Mas o negócio mais excêntrico de Romero e o que confirma de forma perfeita sua tese de que não há nada caro onde não há referências é o seu hotel de contêineres, onde o pernambucano Salviano vive. Percebendo a dificuldade que muitos brasileiros têm de encontrar um lugar onde morar, ele comprou 24 contêineres marítimos, os reformou, instalou um pequeno banheiro e um ar condicionado em cada um e os chamou de quartos. Empilhou-os em duas fileiras de seis, montou escadas e um teto que cobre toda a área e batizou o local com o bem-humorado nome de Hotel Alcatraz. Para cada noite dormida o hóspede precisa desembolsar US$ 100. "Mas só alugo mensal, US$ 3 mil, sem choro."

Os 24 "quartos" estão lotados e a fila de espera é grande. Agora ele se prepara para montar o Alcatraz 2. Os contêineres já estão comprados, só falta reformá-los e empilhá-los. "Angola é isso: mesmo uma prisão como é esse meu hotel rende muito dinheiro. Aqui está tudo pra ser feito e o dinheiro é farto. Só é preciso saber jogar o jogo." Romero atribui boa parte de seu sucesso ao fato de ter percebido logo que o jogo em Angola não tem regras tão rígidas. "Aqui é igual garimpo: todo mundo quer ganhar. É a ética do dinheiro que manda."

Ele começou assim. Sem estrutura, a primeira coisa que fez ao chegar a Luanda foi imprimir mil cartões de visita o identificando como diretor de uma empresa de importação de peças e maquinário para a construção civil. "Sai distribuindo meus cartões para gerentes das construtoras que estavam aqui", diz. "Quando me pediam algo, eu dizia que estava na rua, e que chegando ia checar no estoque."

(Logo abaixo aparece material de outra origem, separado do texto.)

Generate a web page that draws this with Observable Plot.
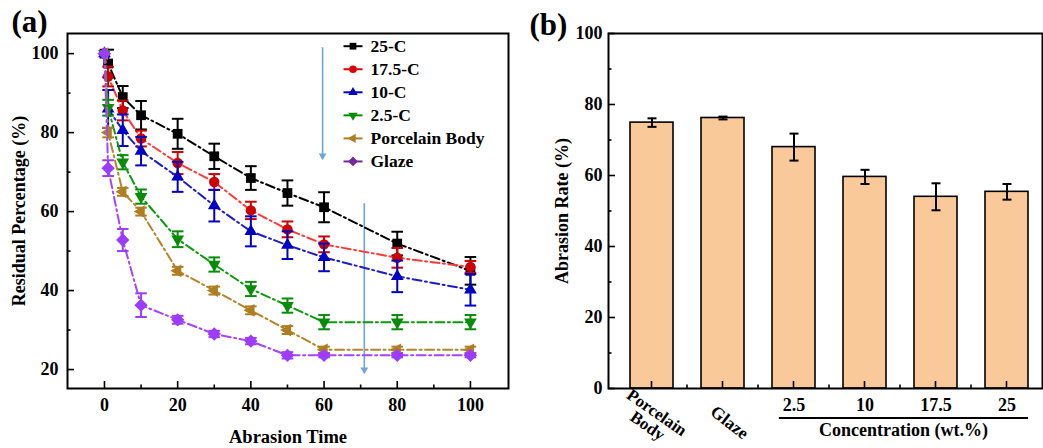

Mas não havia estoque. Nem empresa. Romero percorria todos os cantos de Luanda atrás do que era pedido e, quando encontrava, revendia o produto por até dez vezes o que pagara. Agora quer entrar no ramo da construção civil. Trouxe um engenheiro do Brasil, comprou caminhões e maquinário pesado para disputar os contratos. "O dinheiro grosso está aí e minha empresa já está registrada no governo, espero ganhar o primeiro contrato no ano que vem", diz ele, que nunca atuou nesse setor. "Quando me falaram, eu duvidei, mas aqui é mesmo a Serra Pelada da África, tem para todo mundo."

O otimismo de Paulo não é compartilhado por todos. As dificuldades de uma cidade superpovoada, sem estrutura e, apesar das semelhanças, com uma cultura bem distinta da brasileira, cobram seu preço. "É duro. Às vezes a gente passa pelo corredor à noite e ouve cabra macho chorando baixinho", conta o recém-casado Salviano. "Todo mundo que está aqui só pensa numa coisa: no dia que vai embarcar no "Bodão" e voltar para casa", diz ele, se referindo ao velho Boeing 747 das Linhas Aéreas Angolanas, que estampa em sua cauda o desenho de um parente distante do cabrito brasileiro, a palanca-negra, símbolo nacional de Angola.